- _GOAL_: Below are some records. Retype exactly the lines from the one containing "Output the LaTeX" through the one containing "(9,14) -- (1010,14);", both included, skipping every picture.

- _DATA SUPPLIED_:
* BEGIN *
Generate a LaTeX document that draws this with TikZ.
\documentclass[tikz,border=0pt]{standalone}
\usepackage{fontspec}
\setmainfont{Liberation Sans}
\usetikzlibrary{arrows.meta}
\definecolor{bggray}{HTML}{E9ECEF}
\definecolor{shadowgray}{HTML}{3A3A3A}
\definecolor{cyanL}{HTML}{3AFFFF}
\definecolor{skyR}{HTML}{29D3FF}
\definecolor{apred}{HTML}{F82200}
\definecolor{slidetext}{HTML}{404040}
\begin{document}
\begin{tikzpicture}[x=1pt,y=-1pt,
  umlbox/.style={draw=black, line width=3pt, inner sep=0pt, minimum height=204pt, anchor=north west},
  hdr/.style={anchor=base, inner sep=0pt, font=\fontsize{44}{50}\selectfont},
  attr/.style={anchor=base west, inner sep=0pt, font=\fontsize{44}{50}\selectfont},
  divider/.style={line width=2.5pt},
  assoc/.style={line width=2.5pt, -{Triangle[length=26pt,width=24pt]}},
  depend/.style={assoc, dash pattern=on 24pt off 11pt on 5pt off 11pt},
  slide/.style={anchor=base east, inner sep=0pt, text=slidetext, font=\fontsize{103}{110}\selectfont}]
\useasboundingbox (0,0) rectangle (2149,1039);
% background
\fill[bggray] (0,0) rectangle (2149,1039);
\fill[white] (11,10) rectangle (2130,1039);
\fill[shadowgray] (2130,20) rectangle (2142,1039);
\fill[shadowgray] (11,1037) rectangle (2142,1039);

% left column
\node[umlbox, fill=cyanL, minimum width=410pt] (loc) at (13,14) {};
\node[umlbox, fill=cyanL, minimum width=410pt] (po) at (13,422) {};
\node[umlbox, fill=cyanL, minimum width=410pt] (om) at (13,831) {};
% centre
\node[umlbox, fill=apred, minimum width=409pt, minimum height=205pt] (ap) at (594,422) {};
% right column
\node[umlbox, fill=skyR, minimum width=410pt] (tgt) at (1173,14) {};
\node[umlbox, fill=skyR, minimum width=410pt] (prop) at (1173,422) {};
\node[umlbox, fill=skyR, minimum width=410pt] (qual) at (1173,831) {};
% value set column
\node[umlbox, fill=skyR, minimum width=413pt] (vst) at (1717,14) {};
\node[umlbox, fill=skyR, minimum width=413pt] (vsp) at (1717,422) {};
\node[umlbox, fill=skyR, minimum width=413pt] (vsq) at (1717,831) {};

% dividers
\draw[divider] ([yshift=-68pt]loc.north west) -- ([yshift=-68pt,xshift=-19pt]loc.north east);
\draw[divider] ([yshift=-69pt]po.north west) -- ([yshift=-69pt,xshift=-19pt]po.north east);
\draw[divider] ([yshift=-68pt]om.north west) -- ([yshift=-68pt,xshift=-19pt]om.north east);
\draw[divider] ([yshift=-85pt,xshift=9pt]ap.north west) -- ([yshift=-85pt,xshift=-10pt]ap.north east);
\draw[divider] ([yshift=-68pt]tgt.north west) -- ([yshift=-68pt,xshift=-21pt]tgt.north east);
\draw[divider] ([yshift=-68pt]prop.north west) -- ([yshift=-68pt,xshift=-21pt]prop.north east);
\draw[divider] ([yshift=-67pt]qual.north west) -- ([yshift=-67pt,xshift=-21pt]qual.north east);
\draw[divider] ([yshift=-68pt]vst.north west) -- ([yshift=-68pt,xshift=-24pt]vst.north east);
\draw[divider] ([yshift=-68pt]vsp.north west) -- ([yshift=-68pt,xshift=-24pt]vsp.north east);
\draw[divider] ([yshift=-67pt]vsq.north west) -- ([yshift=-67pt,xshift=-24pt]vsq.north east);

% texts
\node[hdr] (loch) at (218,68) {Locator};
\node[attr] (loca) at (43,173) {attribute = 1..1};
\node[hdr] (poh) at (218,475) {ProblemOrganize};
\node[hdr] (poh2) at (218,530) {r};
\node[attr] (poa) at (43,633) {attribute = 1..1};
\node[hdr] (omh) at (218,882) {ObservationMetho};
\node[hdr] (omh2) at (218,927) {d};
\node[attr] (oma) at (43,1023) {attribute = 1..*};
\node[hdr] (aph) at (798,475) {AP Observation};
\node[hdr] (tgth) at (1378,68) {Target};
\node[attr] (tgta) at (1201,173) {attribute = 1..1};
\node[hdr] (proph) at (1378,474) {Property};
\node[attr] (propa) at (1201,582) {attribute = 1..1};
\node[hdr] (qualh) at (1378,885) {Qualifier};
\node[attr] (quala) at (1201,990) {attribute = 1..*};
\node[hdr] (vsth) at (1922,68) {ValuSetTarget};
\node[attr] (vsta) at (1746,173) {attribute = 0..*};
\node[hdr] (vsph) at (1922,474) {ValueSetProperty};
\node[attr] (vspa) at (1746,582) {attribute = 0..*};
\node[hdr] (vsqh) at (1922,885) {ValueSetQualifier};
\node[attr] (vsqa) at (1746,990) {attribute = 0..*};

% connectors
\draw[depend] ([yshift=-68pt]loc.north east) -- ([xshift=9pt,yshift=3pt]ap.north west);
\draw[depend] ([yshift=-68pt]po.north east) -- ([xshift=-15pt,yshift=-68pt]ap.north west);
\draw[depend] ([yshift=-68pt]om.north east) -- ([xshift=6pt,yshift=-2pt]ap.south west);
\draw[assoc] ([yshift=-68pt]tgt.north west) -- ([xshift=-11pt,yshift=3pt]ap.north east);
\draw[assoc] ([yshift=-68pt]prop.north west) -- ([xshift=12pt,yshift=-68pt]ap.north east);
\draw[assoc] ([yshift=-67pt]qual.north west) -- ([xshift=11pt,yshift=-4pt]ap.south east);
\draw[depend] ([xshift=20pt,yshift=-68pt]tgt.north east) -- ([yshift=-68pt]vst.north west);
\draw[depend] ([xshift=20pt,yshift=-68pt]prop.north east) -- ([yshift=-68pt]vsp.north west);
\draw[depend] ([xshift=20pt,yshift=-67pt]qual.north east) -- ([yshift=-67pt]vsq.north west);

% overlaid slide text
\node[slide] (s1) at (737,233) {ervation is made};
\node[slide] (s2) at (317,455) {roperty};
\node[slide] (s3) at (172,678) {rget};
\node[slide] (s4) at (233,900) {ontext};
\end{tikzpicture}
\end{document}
* END *
* BEGIN *
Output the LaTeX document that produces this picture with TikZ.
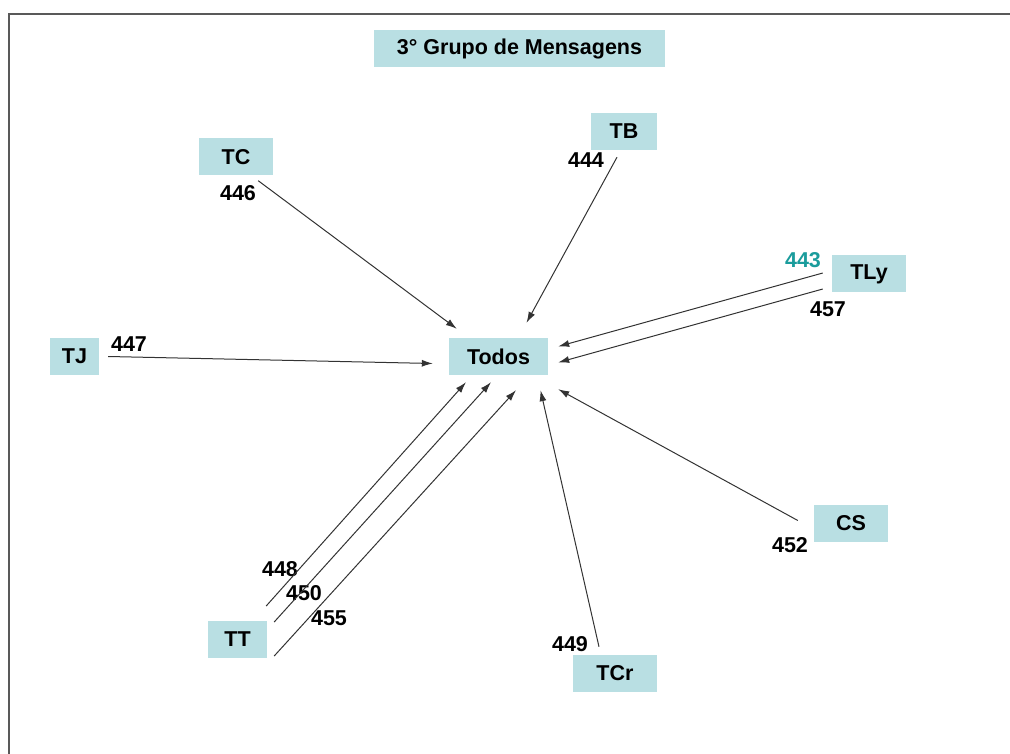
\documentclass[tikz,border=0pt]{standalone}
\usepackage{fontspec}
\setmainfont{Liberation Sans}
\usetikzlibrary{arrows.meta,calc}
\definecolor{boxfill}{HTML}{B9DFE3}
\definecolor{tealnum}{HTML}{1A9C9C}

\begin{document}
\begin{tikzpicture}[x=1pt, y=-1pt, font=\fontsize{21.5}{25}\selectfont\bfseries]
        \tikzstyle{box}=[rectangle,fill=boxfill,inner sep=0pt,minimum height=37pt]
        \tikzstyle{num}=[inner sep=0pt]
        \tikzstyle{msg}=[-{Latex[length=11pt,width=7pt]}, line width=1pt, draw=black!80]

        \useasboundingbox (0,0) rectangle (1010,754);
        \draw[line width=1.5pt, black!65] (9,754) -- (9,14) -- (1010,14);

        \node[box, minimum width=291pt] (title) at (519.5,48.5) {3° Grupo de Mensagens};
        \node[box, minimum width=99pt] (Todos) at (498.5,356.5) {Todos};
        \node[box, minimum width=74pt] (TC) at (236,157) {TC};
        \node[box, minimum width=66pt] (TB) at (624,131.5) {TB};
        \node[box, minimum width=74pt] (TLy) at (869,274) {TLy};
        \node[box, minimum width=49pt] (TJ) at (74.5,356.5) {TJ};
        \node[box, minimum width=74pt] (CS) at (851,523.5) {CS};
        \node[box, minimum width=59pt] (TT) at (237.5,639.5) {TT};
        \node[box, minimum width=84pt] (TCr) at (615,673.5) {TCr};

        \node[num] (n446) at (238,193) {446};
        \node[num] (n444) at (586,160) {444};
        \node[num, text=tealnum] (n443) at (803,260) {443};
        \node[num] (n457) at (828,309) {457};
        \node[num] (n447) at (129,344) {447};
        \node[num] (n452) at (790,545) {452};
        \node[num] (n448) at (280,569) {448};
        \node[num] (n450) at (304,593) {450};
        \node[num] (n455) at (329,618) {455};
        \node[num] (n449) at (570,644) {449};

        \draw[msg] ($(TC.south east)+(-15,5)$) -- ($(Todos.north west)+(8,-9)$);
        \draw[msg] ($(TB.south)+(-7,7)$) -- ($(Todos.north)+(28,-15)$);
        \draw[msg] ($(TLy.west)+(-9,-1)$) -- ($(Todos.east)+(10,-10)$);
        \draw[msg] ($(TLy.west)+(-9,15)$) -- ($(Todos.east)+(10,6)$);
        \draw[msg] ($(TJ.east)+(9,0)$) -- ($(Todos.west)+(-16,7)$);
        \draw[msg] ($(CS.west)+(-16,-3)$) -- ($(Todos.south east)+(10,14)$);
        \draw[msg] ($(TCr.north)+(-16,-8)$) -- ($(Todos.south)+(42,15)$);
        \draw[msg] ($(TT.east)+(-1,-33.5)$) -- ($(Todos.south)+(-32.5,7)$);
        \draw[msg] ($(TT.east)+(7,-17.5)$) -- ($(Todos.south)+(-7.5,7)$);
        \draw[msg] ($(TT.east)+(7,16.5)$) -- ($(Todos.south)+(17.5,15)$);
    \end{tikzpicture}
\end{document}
* END *
* BEGIN *
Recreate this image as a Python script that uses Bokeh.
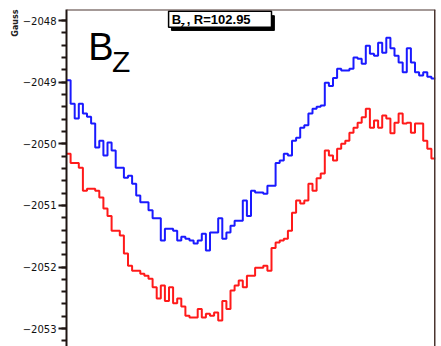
* END *
- _RESPONSE BELOW_:
Output the LaTeX document that produces this picture with TikZ.
\documentclass[tikz,border=0pt]{standalone}
\usepackage{fontspec}
\setmainfont{Liberation Sans}
\usetikzlibrary{arrows.meta,calc}
\definecolor{boxfill}{HTML}{B9DFE3}
\definecolor{tealnum}{HTML}{1A9C9C}

\begin{document}
\begin{tikzpicture}[x=1pt, y=-1pt, font=\fontsize{21.5}{25}\selectfont\bfseries]
        \tikzstyle{box}=[rectangle,fill=boxfill,inner sep=0pt,minimum height=37pt]
        \tikzstyle{num}=[inner sep=0pt]
        \tikzstyle{msg}=[-{Latex[length=11pt,width=7pt]}, line width=1pt, draw=black!80]

        \useasboundingbox (0,0) rectangle (1010,754);
        \draw[line width=1.5pt, black!65] (9,754) -- (9,14) -- (1010,14);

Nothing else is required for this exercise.